When you change the use of a property from personal to income-producing, the CRA treats this as a deemed disposition at the current fair market value. This means you may trigger a capital gain at the time of the use change, not just when you eventually sell. An election under section 45(2) of the Income Tax Act allows you to defer recognizing this deemed gain and to continue designating the property as your principal residence for up to four additional years after the use change, even if you are not living there. This election is particularly valuable for condo owners who move out temporarily but plan to return. Discussing this election with a tax professional at the time of the use change rather than years later when the property is sold is essential.
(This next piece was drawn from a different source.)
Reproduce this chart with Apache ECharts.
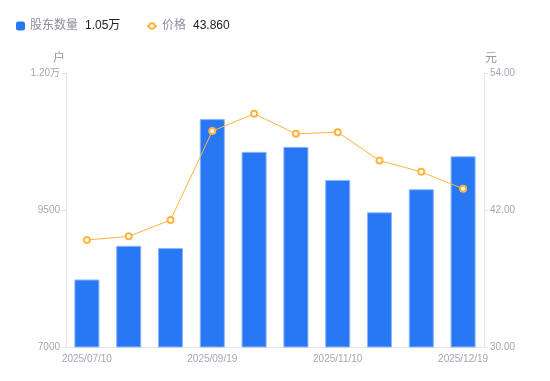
<!DOCTYPE html>
<html>
<head>
    <meta charset="UTF-8">
    <title>股东数量与价格</title>
    <script type="text/javascript" src="https://cdn.jsdelivr.net/npm/echarts@6/dist/echarts.min.js"></script>
</head>
<body style="margin: 0;overflow: hidden;background: #fff;">
<div id="chart" style="width: 550px;height: 381px;"></div>
<script type="text/javascript">
    var dates = ['2025/07/10', '2025/07/31', '2025/08/29', '2025/09/19', '2025/09/30',
        '2025/10/20', '2025/11/10', '2025/11/20', '2025/11/28', '2025/12/19'];
    var holders = [8232, 8847, 8805, 11159, 10561, 10652, 10049, 9458, 9879, 10480];
    var prices = [39.37, 39.69, 41.12, 48.91, 50.43, 48.67, 48.82, 46.33, 45.34, 43.86];
    var leftTicks = [7000, 12000, 2500];   // min, max, interval
    var rightTicks = [30, 54, 12];

    var font = 'Arial, "Noto Sans CJK SC", sans-serif';
    var labelColor = '#a3a6b4';
    var axisColor = '#e4e4e8';
    var barColor = '#2878f5';
    var lineColor = '#ffb43e';

    function fmtHolders(v) {
        if (v >= 10000) {
            return (v / 10000).toFixed(2) + '万';
        }
        return v;
    }

    var lastValues = {
        '股东数量': fmtHolders(holders[holders.length - 1]),
        '价格': prices[prices.length - 1].toFixed(3)
    };

    function legendText(name) {
        return '{n|' + name + '}{v|' + lastValues[name] + '}';
    }
    var legendRich = {
        n: {fontSize: 12, color: '#8c8f9a', fontFamily: font},
        v: {fontSize: 12, color: '#222', padding: [0, 0, 0, 7], fontFamily: font}
    };

    var chart = echarts.init(document.getElementById('chart'));
    var option = {
        animation: false,
        textStyle: {fontFamily: font},
        legend: [{
            left: 11,
            top: 15,
            itemWidth: 9,
            itemHeight: 9,
            data: [{name: '股东数量', icon: 'roundRect', itemStyle: {borderWidth: 0}}],
            formatter: legendText,
            textStyle: {rich: legendRich}
        }, {
            left: 141,
            top: 15,
            itemWidth: 10,
            itemHeight: 7,
            data: ['价格'],
            formatter: legendText,
            textStyle: {rich: legendRich}
        }],
        grid: {
            left: 66,
            right: 66,
            top: 73,
            bottom: 34
        },
        xAxis: {
            type: 'category',
            data: dates,
            axisLine: {lineStyle: {color: axisColor}},
            axisTick: {show: false},
            axisLabel: {
                interval: 2,
                color: labelColor,
                fontSize: 10,
                margin: 7
            }
        },
        yAxis: [{
            type: 'value',
            name: '户',
            nameGap: 8,
            nameTextStyle: {color: '#999', fontSize: 12, padding: [0, 14, 0, 0]},
            min: leftTicks[0],
            max: leftTicks[1],
            interval: leftTicks[2],
            axisLine: {show: true, lineStyle: {color: axisColor}},
            axisTick: {show: true, length: 4, lineStyle: {color: axisColor}},
            splitLine: {show: false},
            axisLabel: {
                color: labelColor,
                fontSize: 10,
                margin: 6,
                formatter: function (v) {
                    return fmtHolders(v);
                }
            }
        }, {
            type: 'value',
            name: '元',
            nameGap: 8,
            nameTextStyle: {color: '#999', fontSize: 12, padding: [0, 0, 0, 14]},
            min: rightTicks[0],
            max: rightTicks[1],
            interval: rightTicks[2],
            axisLine: {show: true, lineStyle: {color: axisColor}},
            axisTick: {show: true, length: 4, lineStyle: {color: axisColor}},
            splitLine: {show: false},
            axisLabel: {
                color: labelColor,
                fontSize: 10,
                margin: 6,
                formatter: function (v) {
                    return v.toFixed(2);
                }
            }
        }],
        series: [{
            name: '股东数量',
            type: 'bar',
            yAxisIndex: 0,
            barWidth: '60%',
            data: holders,
            itemStyle: {
                color: barColor,
                borderColor: '#8fb8f8',
                borderWidth: 1
            }
        }, {
            name: '价格',
            type: 'line',
            yAxisIndex: 1,
            data: prices,
            symbol: 'emptyCircle',
            symbolSize: 6,
            lineStyle: {color: lineColor, width: 1},
            itemStyle: {color: lineColor, borderWidth: 2}
        }]
    };
    chart.setOption(option);
</script>
</body>
</html>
The Property Flipping Rule
Effective January 1, 2023, gains on the sale of a residential property held for less than 365 days are automatically deemed business income rather than a capital gain. Business income cannot be sheltered by the principal residence exemption, meaning these short-term gains are fully taxable regardless of whether you lived in the property. As the Taxpayer Law's principal residence guide notes, certain life events such as divorce, death, job relocation, or disability are recognized exceptions to this rule. But for condo buyers who purchase and sell within a year for purely financial reasons, the gain will be fully taxable as income.
Condo Investors and the Principal Residence Exemption
Condo owners who purchased a unit as a rental investment from the outset and never lived in it as their primary home cannot claim the principal residence exemption when they sell. The gain on the sale will be treated as a capital gain, with the inclusion rate determining how much is added to taxable income. Under current rules, the first $250,000 of annual capital gains is included at a 50 percent rate, and amounts above $250,000 are included at 66.7 percent. The applicable tax depends on the seller's marginal tax rate in the year of sale. For long-term condo investors in markets like Toronto or Vancouver, where values have appreciated significantly, avoiding capital gains tax on a condo sale is only possible through the principal residence exemption and only if the property actually qualifies.
Key Steps Before Selling Your Condo
Before listing your condo for sale, confirm with an accountant whether the principal residence exemption fully applies to your situation. If the condo has been rented out for any period, assess the impact of the partial exemption and determine whether any section 45(2) elections were made or should have been made. Ensure your adjusted cost base, the original purchase price plus any capital improvements, is accurately documented, as this figure directly determines the size of the capital gain. Finally, make sure the required forms are filed with your tax return in the year of sale. The exemption is there to protect you, but only if you claim it correctly and on time.